The misconception is that short radius turns are somehow completely different than medium radius turns. Regardless of the shape and amount of carve, the movements are the same, with only a change in degree. If a student cannot make a short radius turn, I would contend they also have a deficiency in all their other turns. I know many upper level PSIA folks who can make short radius "swishy" turns (lots of twisting rotary), but cannot hold a carve on boilerplate. Initiation and skill blend are not adequate.

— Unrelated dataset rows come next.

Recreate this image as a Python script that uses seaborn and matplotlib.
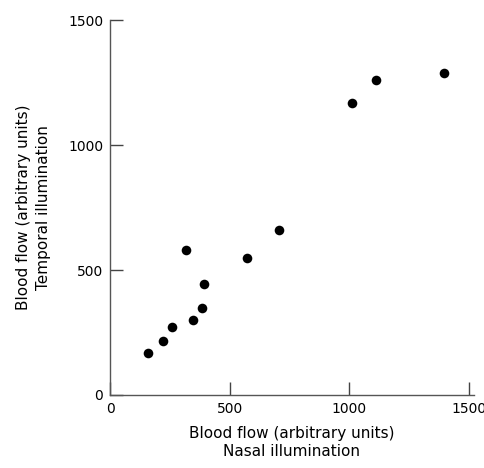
import numpy as np
import pandas as pd
import matplotlib
matplotlib.use("Agg")
import matplotlib.pyplot as plt
import seaborn as sns

# nasal vs temporal illumination blood flow
nasal = [157, 219, 260, 345, 384, 393, 319, 570, 706, 1010, 1113, 1396]
temporal = [168, 217, 271, 300, 348, 444, 579, 548, 662, 1167, 1260, 1289]
x_ticks = [0, 500, 1000, 1500]
y_ticks = [0, 500, 1000, 1500]

df = pd.DataFrame({"nasal": nasal, "temporal": temporal})

sns.set_style("ticks")
plt.rcParams['font.family'] = ['DejaVu Sans']

fig = plt.figure(figsize=(4.85, 4.68), dpi=100)
ax = fig.add_axes([0.227, 0.156, 0.750, 0.801])

sns.scatterplot(data=df, x="nasal", y="temporal", color="black", s=48,
                edgecolor="black", linewidth=0, ax=ax)

ax.set_xlim(0, 1520)
ax.set_ylim(0, 1500)
ax.set_xticks(x_ticks)
ax.set_yticks(y_ticks)
ax.tick_params(direction="in", length=9.5, width=1.0, color="#444444",
               labelsize=10, labelcolor="black", pad=5)

for side in ["top", "right"]:
    ax.spines[side].set_visible(False)
for side in ["left", "bottom"]:
    ax.spines[side].set_color("#555555")
    ax.spines[side].set_linewidth(1.0)

ax.set_xlabel("Blood flow (arbitrary units)\nNasal illumination", fontsize=11,
              color="black", labelpad=7.5)
ax.set_ylabel("Blood flow (arbitrary units)\nTemporal illumination", fontsize=11,
              color="black", labelpad=12, linespacing=1.45)

fig.savefig("out.png", dpi=100)
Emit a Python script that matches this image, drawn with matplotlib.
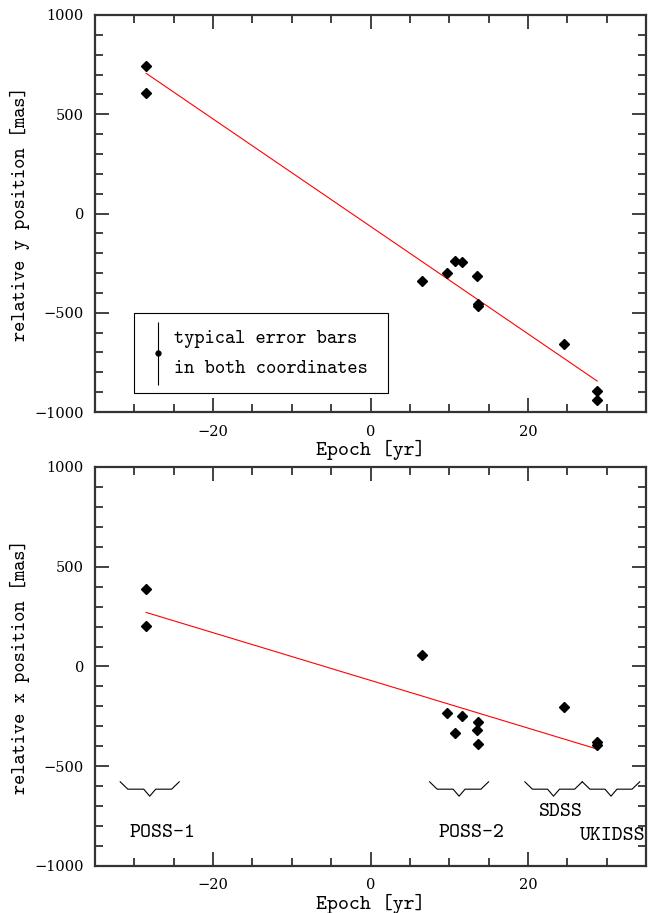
import numpy as np
from matplotlib import pyplot as plt
from matplotlib.patches import Rectangle
from matplotlib.ticker import MultipleLocator

plt.rcParams["font.family"] = "DejaVu Serif"
plt.rcParams["axes.unicode_minus"] = True

# epochs of the measurements (yr, relative)
epoch = [-28.5, -28.5, 6.5, 9.7, 10.7, 11.6, 13.5, 13.6, 13.7, 24.6, 28.8, 28.8]
# relative y position (mas)
ypos = [745, 606, -340, -298, -241, -244, -315, -466, -456, -657, -893, -941]
# relative x position (mas)
xpos = [390, 203, 57, -232, -333, -247, -319, -276, -390, -202, -378, -392]

# linear fits (endpoints)
fit_t = [-28.5, 28.8]
fit_y = [706, -844]
fit_x = [271, -414]

# surveys: name, start, end
surveys = ["POSS-1", "POSS-2", "SDSS", "UKIDSS"]
survey_start = [-31.8, 7.5, 19.6, 26.9]
survey_end = [-24.3, 15.0, 26.9, 34.2]
label_x = [-26.5, 12.8, 24.2, 30.8]
label_y = [-834, -834, -729, -849]

FS = 10.5
TT = "cmtt10"   # typewriter font for labels
TFS = 14


def style_axes(ax):
    ax.set_xlim(-35, 35)
    ax.set_ylim(-1000, 1000)
    ax.xaxis.set_major_locator(MultipleLocator(20))
    ax.xaxis.set_minor_locator(MultipleLocator(5))
    ax.yaxis.set_major_locator(MultipleLocator(500))
    ax.yaxis.set_minor_locator(MultipleLocator(100))
    ax.tick_params(which="both", direction="in", top=True, right=True,
                   labelsize=FS, color="#333333", width=1.3)
    ax.tick_params(which="major", length=10)
    ax.tick_params(axis="x", which="major", pad=9)
    ax.tick_params(axis="y", which="major", pad=8)
    ax.tick_params(which="minor", length=6)
    for s in ax.spines.values():
        s.set_linewidth(1.6)
        s.set_color("#333333")
    ax.set_xlabel("Epoch [yr]", fontsize=TFS + 1, family=TT, labelpad=1)


def brace(ax, x0, x1, ytop=-578, ymid=-615, ytip=-650):
    xc = 0.5 * (x0 + x1)
    d = 0.97
    e = 0.76
    xs = [x0, x0 + d, xc - e, xc, xc + e, x1 - d, x1]
    ys = [ytop, ymid, ymid, ytip, ymid, ymid, ytop]
    ax.plot(xs, ys, color="black", lw=0.8)


fig = plt.figure(figsize=(6.58, 9.13), dpi=100)
ax1 = fig.add_axes([0.1444, 0.5487, 0.8374, 0.4349])
ax2 = fig.add_axes([0.1444, 0.0515, 0.8374, 0.4370])

# top panel: y position
ax1.plot(fit_t, fit_y, color="red", lw=0.8)
ax1.plot(epoch, ypos, "D", color="black", ms=5)
style_axes(ax1)
ax1.set_ylabel("relative y position [mas]", fontsize=TFS, family=TT, labelpad=3)

# box with typical error bars
ax1.add_patch(Rectangle((-30.06, -903), 32.24, 400, fill=False,
                        edgecolor="black", lw=0.8))
ax1.errorbar([-27.0], [-704], yerr=[[159], [160]], fmt="o", color="black",
             ms=3.5, elinewidth=0.8, capsize=0)
ax1.text(-25.0, -634, "typical error bars", fontsize=TFS, family=TT, va="center")
ax1.text(-25.0, -785, "in both coordinates", fontsize=TFS, family=TT, va="center")

# bottom panel: x position
ax2.plot(fit_t, fit_x, color="red", lw=0.8)
ax2.plot(epoch, xpos, "D", color="black", ms=5)
style_axes(ax2)
ax2.set_ylabel("relative x position [mas]", fontsize=TFS, family=TT, labelpad=3)

for name, s0, s1, lx, ly in zip(surveys, survey_start, survey_end, label_x, label_y):
    brace(ax2, s0, s1)
    ax2.text(lx, ly, name, fontsize=TFS + 1, family=TT, ha="center", va="center")

plt.savefig("out.png", dpi=100)
plt.close()
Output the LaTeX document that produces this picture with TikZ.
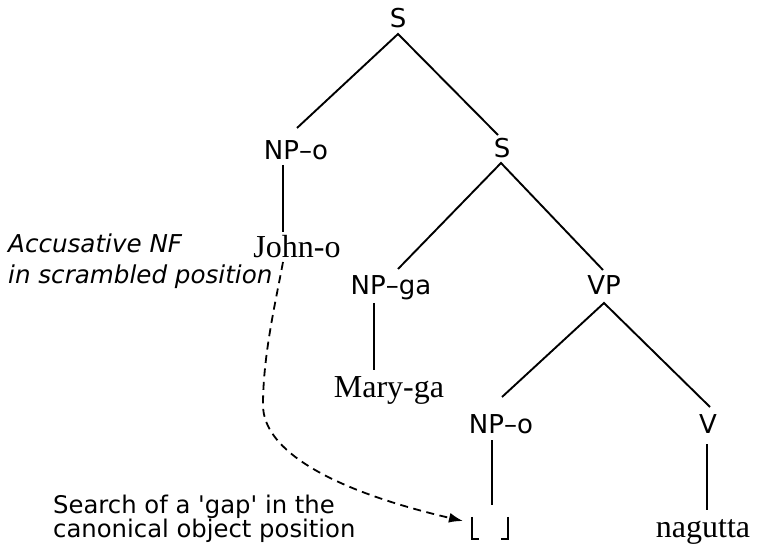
\documentclass[tikz,border=0pt]{standalone}
\usepackage{fontspec}
\setmainfont{Liberation Serif}
\newfontfamily\labfont{DejaVu Sans}[Ligatures=TeXOff]
\usetikzlibrary{arrows.meta}
\tikzset{
  x=1pt, y=-1pt,
  cat/.style={font=\labfont\fontsize{26}{30}\selectfont, inner sep=0pt, anchor=base},
  word/.style={font=\fontsize{32}{36}\selectfont, inner sep=0pt, anchor=base},
  note/.style={font=\labfont\fontsize{24.6}{31}\selectfont\itshape, inner sep=0pt, anchor=north west, align=left},
  note2/.style={font=\labfont\fontsize{24.3}{24}\selectfont, inner sep=0pt, anchor=north west, align=left},
  branch/.style={line width=1.9pt},
  move/.style={line width=1.8pt, dash pattern=on 8pt off 5.5pt, -{Latex[length=14pt,width=10pt]}},
}
\begin{document}
\begin{tikzpicture}
\useasboundingbox (0,0) rectangle (758,545);
% tree labels
\node[cat] (S1) at (398,28) {S};
\node[cat] (NPo1) at (296,160) {NP–o};
\node[cat] (S2) at (502,158) {S};
\node[cat] (NPga) at (391,295) {NP–ga};
\node[cat] (VP) at (604,295) {VP};
\node[cat] (NPo2) at (501,433) {NP–o};
\node[cat] (V) at (708,433) {V};
\node[word] (John) at (297,258) {John-o};
\node[word] (Mary) at (389,397) {Mary-ga};
\node[word] (nag) at (703,537) {nagutta};
\node[inner sep=0pt, minimum width=35pt, minimum height=22pt] (gap) at (490,528) {};
\draw[line width=1.7pt] (gap.north west) -- (gap.south west) -- ++(7,0);
\draw[line width=1.7pt] (gap.north east) -- (gap.south east) -- ++(-7,0);
% notes
\node[note] (acc) at (8,234) {Accusative NF\\in scrambled position};
\node[note2] (srch) at (53,494.5) {Search of a 'gap' in the\\canonical object position};
% connector end points
\coordinate (S1-b) at (398,34);
\coordinate (NPo1-t) at (297,128);
\coordinate (S2-t) at (498,135);
\coordinate (S2-b) at (501,163);
\coordinate (NPga-t) at (398,269);
\coordinate (VP-t) at (603,270);
\coordinate (NPo1-b) at (283,165);
\coordinate (John-t) at (283,232);
\coordinate (NPga-b) at (374,303);
\coordinate (Mary-t) at (374,370);
\coordinate (VP-b) at (604,303);
\coordinate (NPo2-t) at (502,397);
\coordinate (V-t) at (710,407);
\coordinate (NPo2-b) at (492,440);
\coordinate (gap-t) at (492,505);
\coordinate (V-b) at (707,444);
\coordinate (nag-t) at (707,510);
\coordinate (John-b) at (283,262);
\coordinate (bend) at (263,405);
\coordinate (arr-end) at (463,521);
% branches
\draw[branch] (NPo1-t) -- (S1-b) -- (S2-t);
\draw[branch] (NPga-t) -- (S2-b) -- (VP-t);
\draw[branch] (NPo1-b) -- (John-t);
\draw[branch] (NPga-b) -- (Mary-t);
\draw[branch] (NPo2-t) -- (VP-b) -- (V-t);
\draw[branch] (NPo2-b) -- (gap-t);
\draw[branch] (V-b) -- (nag-t);
% movement arrow
\draw[move] (John-b) .. controls (276,300) and (263,355) .. (bend)
  .. controls (263,450) and (330,490) .. (arr-end);
\end{tikzpicture}
\end{document}
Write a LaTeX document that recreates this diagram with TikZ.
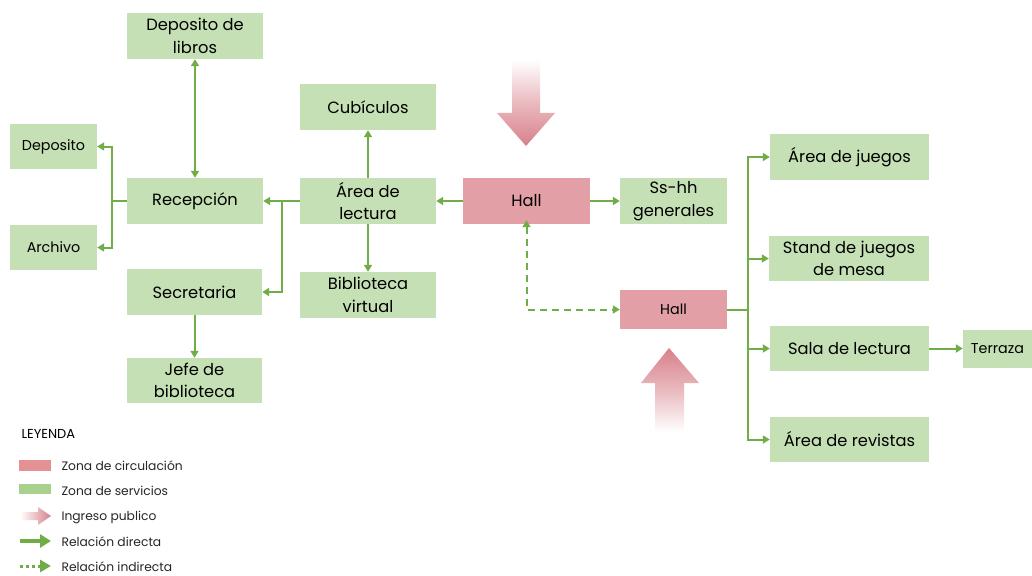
\documentclass[tikz,border=0pt]{standalone}
\usepackage{fontspec}
\setmainfont{Poppins}
\usetikzlibrary{arrows.meta}
\definecolor{gfill}{HTML}{C5E0B4}
\definecolor{pfill}{HTML}{E2A0A6}
\definecolor{gline}{HTML}{70AD47}
\definecolor{parrow}{HTML}{D8808A}
\definecolor{lgreen}{HTML}{A9D18E}
\begin{document}
\begin{tikzpicture}[x=1pt,y=-1pt,
  box/.style={inner sep=0pt, align=center, text=black},
  gbox/.style={box, fill=gfill},
  pbox/.style={box, fill=pfill},
  big/.style={font=\fontsize{16.3}{22.5}\selectfont},
  small/.style={font=\fontsize{14.3}{18}\selectfont},
  tip/.tip={Triangle[length=7pt,width=8pt]},
  conn/.style={draw=gline, line width=2pt, -tip},
  plain/.style={draw=gline, line width=2pt},
  dconn/.style={draw=gline, line width=2pt, dash pattern=on 7pt off 5pt},
  leg/.style={anchor=west, font=\fontsize{12.3}{14}\selectfont, text=black!85}
]
\useasboundingbox (0,0) rectangle (1032,575);
\fill[white] (0,0) rectangle (1032,575);

% nodes
\node[gbox,big,minimum width=136pt,minimum height=46pt] (deplib) at (195,36) {Deposito de\\libros};
\node[gbox,small,minimum width=87pt,minimum height=45pt] (depo) at (53.5,146.5) {Deposito};
\node[gbox,small,minimum width=87pt,minimum height=45pt] (arch) at (53.5,247.5) {Archivo};
\node[gbox,big,minimum width=136pt,minimum height=46pt] (recep) at (195,201) {Recepción};
\node[gbox,big,minimum width=135pt,minimum height=46pt] (secr) at (194.5,292) {Secretaria};
\node[gbox,big,minimum width=135pt,minimum height=45pt] (jefe) at (194.5,380.5) {Jefe de\\biblioteca};
\node[gbox,big,minimum width=136pt,minimum height=46pt] (cub) at (368,107) {Cubículos};
\node[gbox,big,minimum width=136pt,minimum height=46pt] (lect) at (368,201) {Área de\\lectura};
\node[gbox,big,minimum width=136pt,minimum height=46pt] (bvir) at (368,295) {Biblioteca\\virtual};
\node[pbox,big,minimum width=127pt,minimum height=46pt] (hall) at (526.5,201) {Hall};
\node[gbox,big,minimum width=107pt,minimum height=46pt] (sshh) at (673.5,201) {Ss-hh\\generales};
\node[pbox,small,minimum width=107pt,minimum height=39pt] (hallb) at (673.5,309.5) {Hall};
\node[gbox,big,minimum width=159pt,minimum height=46pt] (juegos) at (849.5,157) {Área de juegos};
\node[gbox,big,minimum width=160pt,minimum height=45pt] (stand) at (849,258.5) {Stand de juegos\\de mesa};
\node[gbox,big,minimum width=159pt,minimum height=45pt] (sala) at (849.5,348.5) {Sala de lectura};
\node[gbox,small,minimum width=69pt,minimum height=38pt] (terr) at (997.5,348.5) {Terraza};
\node[gbox,big,minimum width=159pt,minimum height=45pt] (revis) at (849.5,439.5) {Área de revistas};

% connectors
\draw[conn, tip-tip] (deplib) -- (recep);
\coordinate (rb) at (112,201);
\draw[plain] (recep.west) -- (rb);
\draw[conn] (rb) |- (depo.east);
\draw[conn] (rb) |- (arch.east);
\draw[conn] (lect.west) -- (recep.east);
\coordinate (lb) at (282,201);
\draw[conn] (lb) |- (secr.east);
\draw[conn] (secr) -- (jefe);
\draw[conn] (lect) -- (cub);
\draw[conn] (lect) -- (bvir);
\draw[conn] (hall) -- (lect);
\draw[conn] (hall) -- (sshh);
\coordinate (hs) at ([yshift=4pt]hall.south);
\draw[dconn, tip-tip] (hs) |- (hallb.west);
\coordinate (hb) at (748,309.5);
\draw[plain] (hallb.east) -- (hb);
\draw[conn] (hb) |- (juegos.west);
\draw[conn] (hb) |- (stand.west);
\draw[conn] (hb) |- (sala.west);
\draw[conn] (hb) |- (revis.west);
\draw[conn] (sala) -- (terr);

% entrance arrows
\shade[top color=white, bottom color=parrow, middle color=parrow!55]
  (512,60) -- (540,60) -- (540,113) -- (555,113) -- (526,146) -- (497,113) -- (512,113) -- cycle;
\shade[top color=parrow, bottom color=white, middle color=parrow!55]
  (669,348) -- (699,383) -- (684,383) -- (684,432) -- (655,432) -- (655,383) -- (641,383) -- cycle;

% legend
\node[anchor=west, font=\fontsize{13}{15}\selectfont, text=black] (leyenda) at (18,434) {LEYENDA};
\fill[pfill!90!red] (19,460) rectangle (51,471);
\node[leg] (l1) at (58,466) {Zona de circulación};
\fill[lgreen] (19,484) rectangle (51,494);
\node[leg] (l2) at (58,491) {Zona de servicios};
\shade[left color=white, right color=parrow]
  (20,512) -- (38,512) -- (38,507) -- (51,516) -- (38,525) -- (38,520) -- (20,520) -- cycle;
\node[leg] (l3) at (58,517) {Ingreso publico};
\coordinate (a1) at (20,541);
\coordinate (a2) at (51,541);
\draw[draw=gline, line width=3.5pt, -{Triangle[length=11pt,width=13pt]}] (a1) -- (a2);
\node[leg] (l4) at (58,542) {Relación directa};
\coordinate (b1) at (20,566);
\coordinate (b2) at (51,566);
\draw[draw=gline, line width=3pt, dash pattern=on 3pt off 3pt, -{Triangle[length=11pt,width=12pt]}] (b1) -- (b2);
\node[leg] (l5) at (58,567) {Relación indirecta};
\end{tikzpicture}
\end{document}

In a balanced position, simply rolling the feet progressively, whether in full carve or not, the skis will turn and the tips will lead. That's what shaped skis are designed to do. Stand sideways on the slope with the downhill ski slightly lifted. Tip that ski to the little toe while releasing the uphill edge. Continue tipping both feet and simply allow the skis to do what they are built to do. Even with my mid fat's (19m)I can complete one turn in less than 10 feet with nothing more than resulting rotary of the femur moving in the hip socket due to the rolling of the feet. Is that short radius enough?
To tie this back into where this thread started, let's use the example of the skier you talk about at the end of your post.(see quote above) Is the problem this skier is having going to be remedied by exercises or drills that focus on twisting rotary movements? Or will more twisting rotary actually cause the problem to become worse? It sounds more like the problem may be traced all the way back to turn initiation. It's very likely that an OVER active use of rotary placed them in that position to begin with.